■ What needs to be done ■
Output the material beneath this task exactly, images excluded.

■ Source excerpt ■

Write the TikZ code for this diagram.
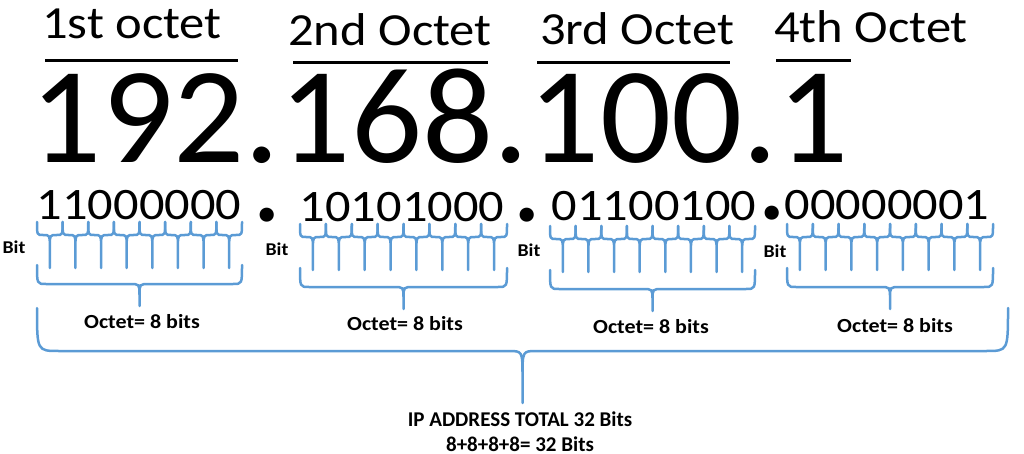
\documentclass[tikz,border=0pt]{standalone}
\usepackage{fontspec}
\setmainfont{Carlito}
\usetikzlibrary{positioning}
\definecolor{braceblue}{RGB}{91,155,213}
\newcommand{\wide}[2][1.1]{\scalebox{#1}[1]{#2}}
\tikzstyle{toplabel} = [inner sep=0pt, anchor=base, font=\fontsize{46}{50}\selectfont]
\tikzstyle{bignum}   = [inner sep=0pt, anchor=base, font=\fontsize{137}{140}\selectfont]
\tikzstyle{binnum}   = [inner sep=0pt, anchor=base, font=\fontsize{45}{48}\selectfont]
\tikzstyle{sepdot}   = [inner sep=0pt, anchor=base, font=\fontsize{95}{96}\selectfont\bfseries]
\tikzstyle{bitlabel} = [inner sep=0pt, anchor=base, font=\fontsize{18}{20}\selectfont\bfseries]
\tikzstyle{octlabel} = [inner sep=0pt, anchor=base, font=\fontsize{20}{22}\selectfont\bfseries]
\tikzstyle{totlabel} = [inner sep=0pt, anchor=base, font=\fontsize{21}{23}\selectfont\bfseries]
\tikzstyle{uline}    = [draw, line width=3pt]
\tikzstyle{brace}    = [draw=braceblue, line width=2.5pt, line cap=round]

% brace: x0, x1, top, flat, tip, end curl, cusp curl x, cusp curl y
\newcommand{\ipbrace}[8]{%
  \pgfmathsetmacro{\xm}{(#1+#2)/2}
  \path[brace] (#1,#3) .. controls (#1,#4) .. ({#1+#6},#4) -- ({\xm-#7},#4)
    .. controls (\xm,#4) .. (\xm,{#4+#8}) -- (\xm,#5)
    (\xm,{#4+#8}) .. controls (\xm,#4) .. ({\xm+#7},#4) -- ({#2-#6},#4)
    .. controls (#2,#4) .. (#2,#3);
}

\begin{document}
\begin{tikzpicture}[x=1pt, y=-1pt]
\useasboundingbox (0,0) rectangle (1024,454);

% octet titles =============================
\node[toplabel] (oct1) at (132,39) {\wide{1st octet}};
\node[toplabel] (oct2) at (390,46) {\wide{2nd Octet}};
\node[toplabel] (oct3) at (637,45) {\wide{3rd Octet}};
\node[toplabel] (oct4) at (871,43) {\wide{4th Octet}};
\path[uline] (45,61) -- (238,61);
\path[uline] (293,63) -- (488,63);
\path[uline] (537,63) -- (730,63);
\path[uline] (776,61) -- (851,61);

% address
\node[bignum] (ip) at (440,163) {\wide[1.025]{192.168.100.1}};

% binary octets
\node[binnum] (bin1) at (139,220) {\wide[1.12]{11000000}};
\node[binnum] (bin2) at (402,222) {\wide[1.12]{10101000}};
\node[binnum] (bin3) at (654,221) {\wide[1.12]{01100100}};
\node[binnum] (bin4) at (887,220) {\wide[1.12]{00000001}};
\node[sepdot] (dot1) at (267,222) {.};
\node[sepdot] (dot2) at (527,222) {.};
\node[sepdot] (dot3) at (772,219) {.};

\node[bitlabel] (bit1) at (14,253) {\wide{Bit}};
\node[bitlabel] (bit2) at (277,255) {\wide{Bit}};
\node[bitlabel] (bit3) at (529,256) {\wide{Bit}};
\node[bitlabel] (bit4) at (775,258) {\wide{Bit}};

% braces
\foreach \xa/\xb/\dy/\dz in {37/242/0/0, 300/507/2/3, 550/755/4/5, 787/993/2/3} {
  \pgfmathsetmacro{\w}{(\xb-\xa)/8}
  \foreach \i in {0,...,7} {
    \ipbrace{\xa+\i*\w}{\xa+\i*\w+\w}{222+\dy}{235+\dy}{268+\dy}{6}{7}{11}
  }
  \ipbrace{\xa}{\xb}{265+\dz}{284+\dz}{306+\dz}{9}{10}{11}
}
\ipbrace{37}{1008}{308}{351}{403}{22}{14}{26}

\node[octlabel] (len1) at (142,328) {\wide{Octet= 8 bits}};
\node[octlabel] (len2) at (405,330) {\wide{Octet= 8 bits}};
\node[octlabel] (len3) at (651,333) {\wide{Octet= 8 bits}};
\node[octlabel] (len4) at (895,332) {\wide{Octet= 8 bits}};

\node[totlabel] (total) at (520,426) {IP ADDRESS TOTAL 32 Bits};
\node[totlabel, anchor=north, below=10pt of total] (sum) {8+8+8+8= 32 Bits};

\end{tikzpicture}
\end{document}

■ Correct response ■
Write the TikZ code for this diagram.
\documentclass[tikz,border=0pt]{standalone}
\usepackage{fontspec}
\setmainfont{Carlito}
\usetikzlibrary{positioning}
\definecolor{braceblue}{RGB}{91,155,213}
\newcommand{\wide}[2][1.1]{\scalebox{#1}[1]{#2}}
\tikzstyle{toplabel} = [inner sep=0pt, anchor=base, font=\fontsize{46}{50}\selectfont]
\tikzstyle{bignum}   = [inner sep=0pt, anchor=base, font=\fontsize{137}{140}\selectfont]
\tikzstyle{binnum}   = [inner sep=0pt, anchor=base, font=\fontsize{45}{48}\selectfont]
\tikzstyle{sepdot}   = [inner sep=0pt, anchor=base, font=\fontsize{95}{96}\selectfont\bfseries]
\tikzstyle{bitlabel} = [inner sep=0pt, anchor=base, font=\fontsize{18}{20}\selectfont\bfseries]
\tikzstyle{octlabel} = [inner sep=0pt, anchor=base, font=\fontsize{20}{22}\selectfont\bfseries]
\tikzstyle{totlabel} = [inner sep=0pt, anchor=base, font=\fontsize{21}{23}\selectfont\bfseries]
\tikzstyle{uline}    = [draw, line width=3pt]
\tikzstyle{brace}    = [draw=braceblue, line width=2.5pt, line cap=round]

% brace: x0, x1, top, flat, tip, end curl, cusp curl x, cusp curl y
\newcommand{\ipbrace}[8]{%
  \pgfmathsetmacro{\xm}{(#1+#2)/2}
  \path[brace] (#1,#3) .. controls (#1,#4) .. ({#1+#6},#4) -- ({\xm-#7},#4)
    .. controls (\xm,#4) .. (\xm,{#4+#8}) -- (\xm,#5)
    (\xm,{#4+#8}) .. controls (\xm,#4) .. ({\xm+#7},#4) -- ({#2-#6},#4)
    .. controls (#2,#4) .. (#2,#3);
}

\begin{document}
\begin{tikzpicture}[x=1pt, y=-1pt]
\useasboundingbox (0,0) rectangle (1024,454);

% octet titles =============================
\node[toplabel] (oct1) at (132,39) {\wide{1st octet}};
\node[toplabel] (oct2) at (390,46) {\wide{2nd Octet}};
\node[toplabel] (oct3) at (637,45) {\wide{3rd Octet}};
\node[toplabel] (oct4) at (871,43) {\wide{4th Octet}};
\path[uline] (45,61) -- (238,61);
\path[uline] (293,63) -- (488,63);
\path[uline] (537,63) -- (730,63);
\path[uline] (776,61) -- (851,61);

% address
\node[bignum] (ip) at (440,163) {\wide[1.025]{192.168.100.1}};

% binary octets
\node[binnum] (bin1) at (139,220) {\wide[1.12]{11000000}};
\node[binnum] (bin2) at (402,222) {\wide[1.12]{10101000}};
\node[binnum] (bin3) at (654,221) {\wide[1.12]{01100100}};
\node[binnum] (bin4) at (887,220) {\wide[1.12]{00000001}};
\node[sepdot] (dot1) at (267,222) {.};
\node[sepdot] (dot2) at (527,222) {.};
\node[sepdot] (dot3) at (772,219) {.};

\node[bitlabel] (bit1) at (14,253) {\wide{Bit}};
\node[bitlabel] (bit2) at (277,255) {\wide{Bit}};
\node[bitlabel] (bit3) at (529,256) {\wide{Bit}};
\node[bitlabel] (bit4) at (775,258) {\wide{Bit}};

% braces
\foreach \xa/\xb/\dy/\dz in {37/242/0/0, 300/507/2/3, 550/755/4/5, 787/993/2/3} {
  \pgfmathsetmacro{\w}{(\xb-\xa)/8}
  \foreach \i in {0,...,7} {
    \ipbrace{\xa+\i*\w}{\xa+\i*\w+\w}{222+\dy}{235+\dy}{268+\dy}{6}{7}{11}
  }
  \ipbrace{\xa}{\xb}{265+\dz}{284+\dz}{306+\dz}{9}{10}{11}
}
\ipbrace{37}{1008}{308}{351}{403}{22}{14}{26}

\node[octlabel] (len1) at (142,328) {\wide{Octet= 8 bits}};
\node[octlabel] (len2) at (405,330) {\wide{Octet= 8 bits}};
\node[octlabel] (len3) at (651,333) {\wide{Octet= 8 bits}};
\node[octlabel] (len4) at (895,332) {\wide{Octet= 8 bits}};

\node[totlabel] (total) at (520,426) {IP ADDRESS TOTAL 32 Bits};
\node[totlabel, anchor=north, below=10pt of total] (sum) {8+8+8+8= 32 Bits};

\end{tikzpicture}
\end{document}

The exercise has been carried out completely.